From The Life And Times of Aodh O’Neill by John Mitchel. The letter has been rendered by the transcriber from archaic to modern English.

Those chiefs who still held back from the national confederacy, and could not be moved by persuasion, he treated as enemies, wasting their lands and pursuing them with fire and sword, – that so they might be brought to a better mind. One of the most powerful of these refractory lords was the Viscount Barry. O’Neill therefore let loose a body of troops upon his country, took some prisoners, and drove away a spoil of three thousand cows and four thousand horses; – and then, having given him so intelligible a warning, reasoned with him earnestly by letter: –

MY LORD BARRY. Your impiety to God, cruelty to your soul and body, tyranny and ingratitude both to your followers and country are inexcusable and intolerable. You separated yourself from the unity of Christ’s mystical body, the Catholic Church. You know the sword of extirpation hangeth over your head as well as ours, if things fall out other ways than well: you are the cause why all the nobility of the South (from the east part unto the west), you being linked unto each of them, either in affinity or consanguinity, are not linked together to shake off the cruel yoke of heresy and tyranny, with which our souls and bodies are oppressed.
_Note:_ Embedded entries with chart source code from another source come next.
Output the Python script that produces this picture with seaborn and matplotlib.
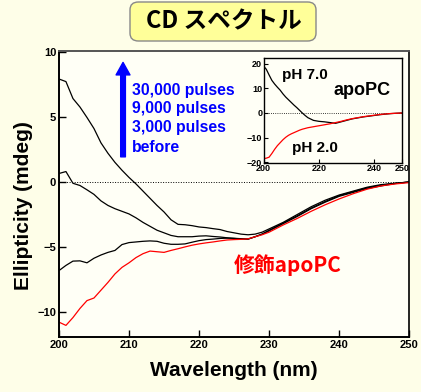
import numpy as np
import pandas as pd
import seaborn as sns
import matplotlib
matplotlib.use("Agg")
import matplotlib.pyplot as plt
from matplotlib.patches import FancyBboxPatch

# ---------------- data ----------------
wavelength = [200, 201, 202, 203, 204, 205, 206, 207, 208, 209, 210, 211, 212, 213,
              214, 215, 216, 217, 218, 219, 220, 221, 222, 223, 224, 225, 226, 227,
              228, 229, 230, 232, 234, 236, 238, 240, 242, 244, 246, 248, 250]

pulses_30000 = [7.9, 7.7, 6.4, 5.75, 4.95, 4.1, 3.0, 2.2, 1.5, 0.9, 0.35, -0.15, -0.7, -1.25,
                -1.8, -2.3, -2.9, -3.25, -3.28, -3.35, -3.45, -3.5, -3.58, -3.65, -3.8, -3.9, -4.0, -4.05,
                -4.0, -3.85, -3.6, -3.1, -2.5, -1.9, -1.4, -1.0, -0.7, -0.4, -0.2, -0.1, 0.0]
pulses_9000 = [0.65, 0.8, -0.1, -0.27, -0.6, -0.95, -1.45, -1.8, -2.05, -2.25, -2.45, -2.75, -3.1, -3.4,
               -3.7, -3.9, -4.1, -4.2, -4.2, -4.2, -4.15, -4.13, -4.18, -4.22, -4.28, -4.33, -4.37, -4.38,
               -4.2, -4.0, -3.7, -3.15, -2.6, -2.0, -1.5, -1.05, -0.75, -0.45, -0.25, -0.1, 0.0]
pulses_3000 = [-6.8, -6.4, -6.07, -6.05, -6.2, -5.85, -5.6, -5.4, -5.25, -4.8, -4.65, -4.6, -4.55, -4.52,
               -4.55, -4.7, -4.78, -4.78, -4.75, -4.62, -4.5, -4.42, -4.38, -4.33, -4.31, -4.32, -4.35, -4.38,
               -4.2, -4.0, -3.75, -3.2, -2.65, -2.05, -1.55, -1.1, -0.8, -0.5, -0.3, -0.12, 0.0]
before = [-10.75, -11.0, -10.4, -9.7, -9.1, -8.9, -8.3, -7.7, -7.05, -6.55, -6.2, -5.8, -5.5, -5.3,
          -5.35, -5.4, -5.25, -5.12, -4.98, -4.85, -4.75, -4.67, -4.6, -4.52, -4.45, -4.42, -4.4, -4.36,
          -4.2, -4.05, -3.85, -3.3, -2.8, -2.25, -1.75, -1.3, -0.9, -0.55, -0.3, -0.15, -0.05]

series_names = ["30,000 pulses", "9,000 pulses", "3,000 pulses", "before"]
series_colors = ["black", "black", "black", "red"]

inset_wl = [200, 201, 202, 203, 204, 205, 206, 207, 208, 209, 210, 211, 212, 213, 214, 215,
            216, 218, 220, 222, 224, 226, 228, 230, 232, 234, 236, 238, 240, 242, 244, 246, 248, 250]
ph7 = [19.1, 17.8, 15.5, 13.3, 11.8, 10.5, 9.3, 7.8, 6.5, 5.4, 4.3, 3.2, 2.2, 1.1, 0.0, -1.0,
       -1.9, -3.0, -3.4, -3.6, -3.9, -4.2, -3.6, -3.0, -2.4, -2.0, -1.6, -1.3, -1.0, -0.7, -0.45, -0.25, -0.1, 0.0]
ph2 = [-18.6, -18.4, -18.0, -16.5, -14.8, -13.3, -12.1, -10.9, -9.9, -9.1, -8.5, -8.0, -7.5, -7.0, -6.6, -6.3,
       -6.0, -5.6, -5.2, -4.8, -4.4, -3.9, -3.4, -2.8, -2.3, -1.9, -1.5, -1.2, -0.9, -0.6, -0.4, -0.2, -0.1, 0.0]

main_xticks = [200, 210, 220, 230, 240, 250]
main_yticks = [-10, -5, 0, 5, 10]
inset_xticks = [200, 220, 240, 250]
inset_yticks = [-20, -10, 0, 10, 20]

title_text = "CD スペクトル"
xlabel_text = "Wavelength (nm)"
ylabel_text = "Ellipticity (mdeg)"
modified_label = "修飾apoPC"
inset_labels = ["pH 7.0", "apoPC", "pH 2.0"]

# ---------------- style ----------------
sns.set_theme(style="ticks")
plt.rcParams["font.family"] = ["Liberation Sans", "Noto Sans CJK JP", "DejaVu Sans"]
plt.rcParams["font.weight"] = "bold"
plt.rcParams["text.color"] = "black"
plt.rcParams["axes.labelcolor"] = "black"
plt.rcParams["xtick.color"] = "black"
plt.rcParams["ytick.color"] = "black"

FIG_BG = "#FEFEE8"
AX_BG = "#FFFFF6"

fig = plt.figure(figsize=(4.21, 3.92), dpi=100, facecolor=FIG_BG)
ax = fig.add_axes([0.140, 0.140, 0.832, 0.730], facecolor=AX_BG)

df = pd.DataFrame({
    "wl": wavelength * 4,
    "val": pulses_30000 + pulses_9000 + pulses_3000 + before,
    "series": sum([[n] * len(wavelength) for n in series_names], []),
})
sns.lineplot(data=df, x="wl", y="val", hue="series", hue_order=series_names,
             palette=dict(zip(series_names, series_colors)), estimator=None,
             linewidth=0.9, legend=False, ax=ax)

ax.axhline(0, color="black", lw=0.7, ls=(0, (1.0, 1.6)), zorder=1)
ax.set_xlim(200, 250)
ax.set_ylim(-11.9, 10.05)
ax.set_xticks(main_xticks)
ax.set_yticks(main_yticks)
ax.tick_params(direction="in", length=5, width=1.0, labelsize=8, pad=2, colors="black")
for lab in ax.get_xticklabels() + ax.get_yticklabels():
    lab.set_fontweight("bold")
ax.set_xlabel(xlabel_text, fontsize=15, fontweight="bold", labelpad=8)
ax.set_ylabel(ylabel_text, fontsize=15, fontweight="bold")
ax.yaxis.set_label_coords(-0.075, 0.46)
for s in ["left", "bottom"]:
    ax.spines[s].set_linewidth(1.4)
    ax.spines[s].set_color("black")
ax.spines["right"].set_linewidth(1.2)
ax.spines["right"].set_color("black")
ax.spines["top"].set_linewidth(1.4)
ax.spines["top"].set_color("#555555")
ax.spines["top"].set_visible(True)
ax.spines["right"].set_visible(True)

# blue arrow + labels
ax.annotate("", xy=(0.183, 0.960), xytext=(0.183, 0.630), xycoords="axes fraction",
            arrowprops=dict(arrowstyle="simple,head_width=1.0,head_length=0.9,tail_width=0.34",
                            color="#0000FF", mutation_scale=10, shrinkA=0, shrinkB=0))
text_y = [0.862, 0.798, 0.731, 0.664]
for name, ty in zip(series_names, text_y):
    ax.text(0.208, ty, name, transform=ax.transAxes, color="#0000FF", fontsize=11.3,
            fontweight="bold", va="center", ha="left")

ax.text(0.653, 0.252, modified_label, transform=ax.transAxes, color="#FF0000", fontsize=15,
        fontweight="bold", va="center", ha="center", family=["Noto Sans CJK JP"])

# ---------------- inset ----------------
ins = fig.add_axes([0.626, 0.584, 0.329, 0.268], facecolor=AX_BG)
dfi = pd.DataFrame({
    "wl": inset_wl * 2,
    "val": ph7 + ph2,
    "series": ["pH 7.0"] * len(inset_wl) + ["pH 2.0"] * len(inset_wl),
})
sns.lineplot(data=dfi, x="wl", y="val", hue="series", hue_order=["pH 7.0", "pH 2.0"],
             palette={"pH 7.0": "black", "pH 2.0": "red"}, estimator=None,
             linewidth=0.9, legend=False, ax=ins)
ins.axhline(0, color="black", lw=0.6, ls=(0, (1.0, 1.6)), zorder=1)
ins.set_xlim(200, 250)
ins.set_ylim(-20.4, 22.4)
ins.set_xticks(inset_xticks)
ins.set_yticks(inset_yticks)
ins.tick_params(direction="in", length=3, width=0.8, labelsize=6.5, pad=1, colors="black")
for lab in ins.get_xticklabels() + ins.get_yticklabels():
    lab.set_fontweight("bold")
ins.set_xlabel("")
ins.set_ylabel("")
for s in ins.spines.values():
    s.set_visible(True)
    s.set_color("black")
    s.set_linewidth(1.0)
ins.text(0.134, 0.838, inset_labels[0], transform=ins.transAxes, fontsize=11, fontweight="bold",
         va="center", ha="left")
ins.text(0.502, 0.695, inset_labels[1], transform=ins.transAxes, fontsize=13, fontweight="bold",
         va="center", ha="left")
ins.text(0.206, 0.143, inset_labels[2], transform=ins.transAxes, fontsize=11, fontweight="bold",
         va="center", ha="left")

# ---------------- title box ----------------
W, H = 421, 392
box = FancyBboxPatch((130 / W, 1 - 41 / H), 186 / W, 39 / H,
                     boxstyle="round,pad=0,rounding_size=0.02", transform=fig.transFigure,
                     facecolor="#FFFF99", edgecolor="#888888", linewidth=1.0)
fig.patches.append(box)
fig.text(224 / W, 1 - 21 / H, title_text, ha="center", va="center", fontsize=17,
         fontweight="bold", family=["Noto Sans CJK JP"])

fig.savefig("out.png", dpi=100, facecolor=FIG_BG)
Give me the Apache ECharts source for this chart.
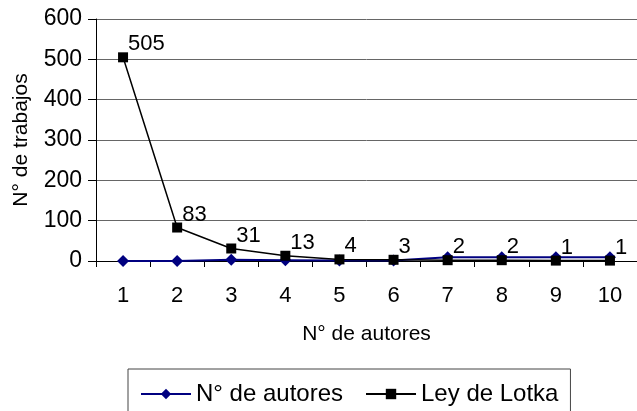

All those aforesaid, depending of your resolution, and relying to your judgment in this common cause of our religion and country; you might forsooth with their help, (and the rest that are combined in this holy action,) not only defend yourself from the incursion and invasion of the English, but also (by God’s assistance, who miraculously and above all expectation gave good success to the cause principally undertaken for his glory, exaltation of religion, next for the restoration of the ruins and preservation of the country,) expel them and deliver [them and] us from the most miserable and cruel exaction and subjection, enjoy your religion, safety of wife and children, life, lands, and goods, which all are in hazard through your folly. – Enter, I beseech you, into the closet of your conscience, and like a wise man weigh seriously the end of your actions, and take advice of those that can instruct you and inform you better than your own private judgment can lead you unto. Consider and read with attention and settled mind this discourse I send you; that it may please God to set open your eyes and grant you a better mind. From the camp this instant, Tuesday, the sixth of March, according to the new computation. I pray you to send me the papers I sent you as soon as your honour shall read the same.